10. Pour admettre l'action en garantie des vices cachés des sous-acquéreurs à l'encontre du vendeur originaire, après avoir constaté l'existence d'un vice caché antérieur à la vente réalisée entre le vendeur originaire et le premier acquéreur, résultant d'un processus de dégradation du moteur imputable à un défaut d'entretien du véhicule, l'arrêt retient qu'un entretien aléatoire revêt un caractère insidieux qu'un acheteur non professionnel ne décèle pas et que les sous-acquéreurs ne pouvaient imaginer le défaut de fiabilité du moteur.
11. En se déterminant ainsi, sans rechercher, comme il le lui incombait, si le premier acquéreur avait connaissance du vice affectant le véhicule lors de son achat, la cour d'appel n'a pas donné de base légale à sa décision.

Portée et conséquences de la cassation

12. En application de l'article 624 du code de procédure civile, la cassation des chefs de dispositif de l'arrêt condamnant la société Pelras à verser à M. et Mme [F], la somme de 26 117,98 euros à titre de dommages-intérêts, majorée des intérêts au taux légal à compter de l'arrêt et celle de 450 euros en réparation de leur préjudice de jouissance majorée des intérêts au taux légal à compter de l'arrêt et ordonnant la mise au rebut du véhicule entraîne la cassation des chefs de dispositif condamnant M. [G] à garantir la société Pelras à concurrence de 10 % du montant des condamnations prononcées à son encontre au profit de M. et Mme [F], y compris au titre des frais irrépétibles.

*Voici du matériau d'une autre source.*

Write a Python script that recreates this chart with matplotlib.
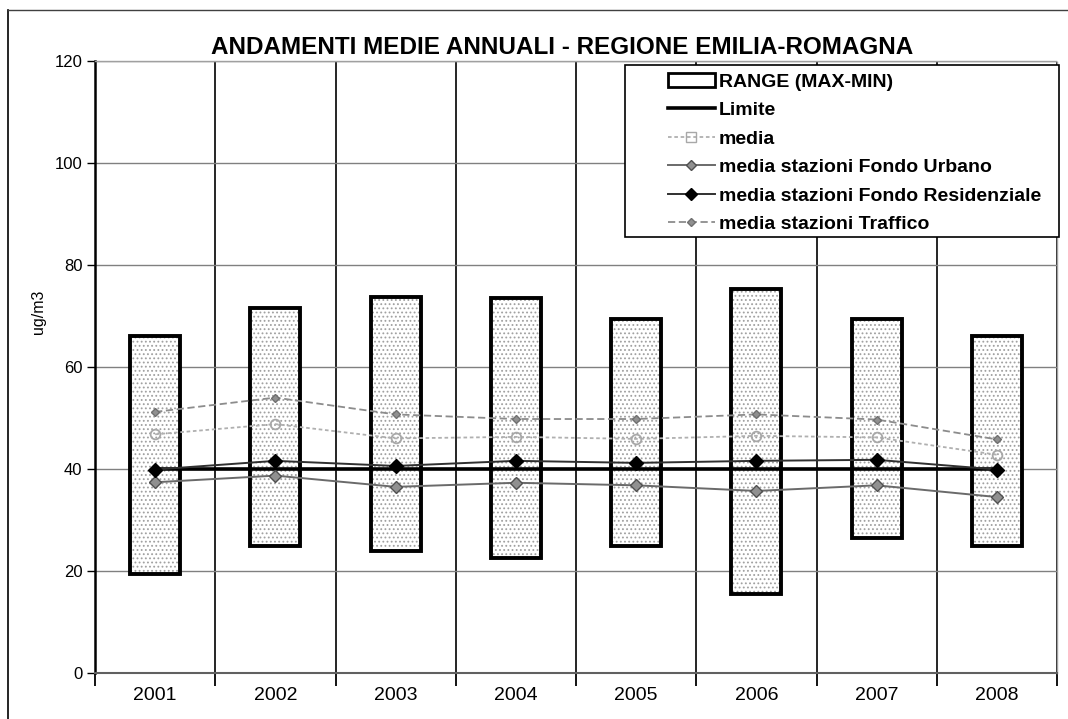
import matplotlib
matplotlib.use("Agg")
import matplotlib.pyplot as plt
from matplotlib.patches import Rectangle
from matplotlib.lines import Line2D
import numpy as np

plt.rcParams['font.family'] = ['Liberation Sans', 'DejaVu Sans']

years = ['2001', '2002', '2003', '2004', '2005', '2006', '2007', '2008']
range_max = [66.0, 71.5, 73.8, 73.5, 69.5, 75.3, 69.5, 66.0]
range_min = [19.5, 25.0, 24.0, 22.5, 25.0, 15.5, 26.5, 25.0]
limite = [40, 40, 40, 40, 40, 40, 40, 40]
media = [46.8, 48.8, 46.0, 46.3, 45.9, 46.5, 46.2, 42.8]
fondo_urbano = [37.4, 38.7, 36.5, 37.3, 36.8, 35.7, 36.8, 34.5]
fondo_residenziale = [39.9, 41.6, 40.6, 41.6, 41.2, 41.6, 41.8, 39.9]
traffico = [51.2, 54.0, 50.7, 49.8, 49.8, 50.7, 49.7, 45.8]

title = 'ANDAMENTI MEDIE ANNUALI - REGIONE EMILIA-ROMAGNA'
ylabel = 'ug/m3'

W, H = 1068, 719
fig = plt.figure(figsize=(W/100, H/100), dpi=100)
ax = fig.add_axes([95/W, 46/H, (1057-95)/W, (673-61)/H])

x = np.arange(len(years))
heights = np.array(range_max) - np.array(range_min)
plt.rcParams['hatch.linewidth'] = 0.8
plt.rcParams['hatch.color'] = '#a0a0a0'
ax.bar(x, heights, bottom=range_min, width=0.415, color='white',
       hatch='....', edgecolor='#a0a0a0', linewidth=0, zorder=2)
ax.bar(x, heights, bottom=range_min, width=0.415, fill=False,
       edgecolor='black', linewidth=2.8, zorder=3)

ax.plot(x, limite, color='black', lw=2.6, zorder=4)
ax.plot(x, media, color='#b0b0b0', lw=1.3, ls=(0, (2, 1.5)), marker='o', ms=7,
        mfc='none', mec='#a8a8a8', mew=1.3, zorder=5)
ax.plot(x, fondo_urbano, color='#6a6a6a', lw=1.4, marker='D', ms=6,
        mfc='#909090', mec='#505050', zorder=5)
ax.plot(x, fondo_residenziale, color='#303030', lw=1.4, marker='D', ms=7,
        mfc='black', mec='black', zorder=5)
ax.plot(x, traffico, color='#8c8c8c', lw=1.3, ls=(0, (4, 2)), marker='D', ms=4,
        mfc='#909090', mec='#707070', zorder=5)

ax.set_xlim(-0.5, 7.5)
ax.set_ylim(0, 120)
ax.set_yticks(range(0, 121, 20))
ax.set_xticks(np.arange(-0.5, 8, 1))
ax.set_xticklabels([])
ax.set_xticks(x, minor=True)
ax.set_xticklabels(years, minor=True)
ax.tick_params(axis='x', which='minor', length=0, labelsize=14, pad=10)
ax.tick_params(axis='x', which='major', length=9, width=1.3, color='black')
ax.tick_params(axis='y', length=6, width=1.0, labelsize=12, pad=3)

ax.grid(axis='y', color='#808080', lw=1.0, zorder=0)
ax.grid(axis='x', which='major', color='black', lw=1.2, zorder=1)

for s in ['top', 'right']:
    ax.spines[s].set_color('#a0a0a0')
    ax.spines[s].set_linewidth(1.0)
    ax.spines[s].set_linestyle((0, (2, 1)))
ax.spines['left'].set_linewidth(1.8)
ax.spines['bottom'].set_linewidth(1.5)
ax.spines['bottom'].set_color('#606060')

ax.set_ylabel(ylabel, fontsize=11.5)
ax.yaxis.set_label_coords((46-95)/(1057-95), (673-312)/(673-61))

fig.text(562/W, 1 - 48/H, title, ha='center', va='center',
         fontsize=17.5, fontweight='bold')

handles = [
    Rectangle((0, 0), 1, 1, facecolor='white', edgecolor='black', lw=2),
    Line2D([], [], color='black', lw=2.6),
    Line2D([], [], color='#b0b0b0', lw=1.3, ls=(0, (2, 1.5)), marker='s', ms=7,
           mfc='none', mec='#a8a8a8'),
    Line2D([], [], color='#6a6a6a', lw=1.4, marker='D', ms=5, mfc='#909090', mec='#505050'),
    Line2D([], [], color='#303030', lw=1.4, marker='D', ms=6, mfc='black', mec='black'),
    Line2D([], [], color='#8c8c8c', lw=1.3, ls=(0, (4, 2)), marker='D', ms=4,
           mfc='#909090', mec='#707070'),
]
labels = ['RANGE (MAX-MIN)', 'Limite', 'media', 'media stazioni Fondo Urbano',
          'media stazioni Fondo Residenziale', 'media stazioni Traffico']
leg = fig.legend(handles, labels, loc='upper left',
                 bbox_to_anchor=(668/W, 1 - 73/H), bbox_transform=fig.transFigure,
                 frameon=False, prop={'weight': 'bold', 'size': 14}, handlelength=2.4,
                 handletextpad=0.2, labelspacing=0.56, borderpad=0.0,
                 borderaxespad=0)
leg.set_zorder(10)

# legend frame
fig.add_artist(Rectangle((625/W, 1 - 237/H), (1059-625)/W, (237-65)/H,
                         transform=fig.transFigure, facecolor='white',
                         edgecolor='black', lw=1.2, zorder=9))

# outer chart border (left and top)
fig.add_artist(Line2D([8/W, 8/W], [0, 1 - 10/H], transform=fig.transFigure,
                      color='black', lw=1.2))
fig.add_artist(Line2D([8/W, 1], [1 - 10/H, 1 - 10/H], transform=fig.transFigure,
                      color='#404040', lw=1.0))

fig.savefig('out.png', dpi=100)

PAR CES MOTIFS, et sans qu'il y ait lieu de statuer sur les autres griefs, la Cour :

CASSE ET ANNULE, sauf en ce qu'il annule le jugement du tribunal judiciaire de Melun du 12 janvier 2021, l'arrêt rendu le 7 décembre 2023, entre les parties, par la cour d'appel de Paris ;

Remet l'affaire et les parties dans l'état où elles se trouvaient avant cet arrêt et les renvoie devant la cour d'appel de Paris autrement composée ;

Condamne M. et Mme [F] aux dépens ;

En application de l'article 700 du code de procédure civile, rejette les demandes ;

Dit que sur les diligences du procureur général près la Cour de cassation, le présent arrêt sera transmis pour être transcrit en marge ou à la suite de l'arrêt partiellement cassé ;

Ainsi fait et jugé par la Cour de cassation, première chambre civile, et prononcé publiquement le trois septembre deux mille vingt-cinq par mise à disposition de l'arrêt au greffe de la Cour, les parties ayant été préalablement avisées dans les conditions prévues au deuxième alinéa de l'article 450 du code de procédure civile.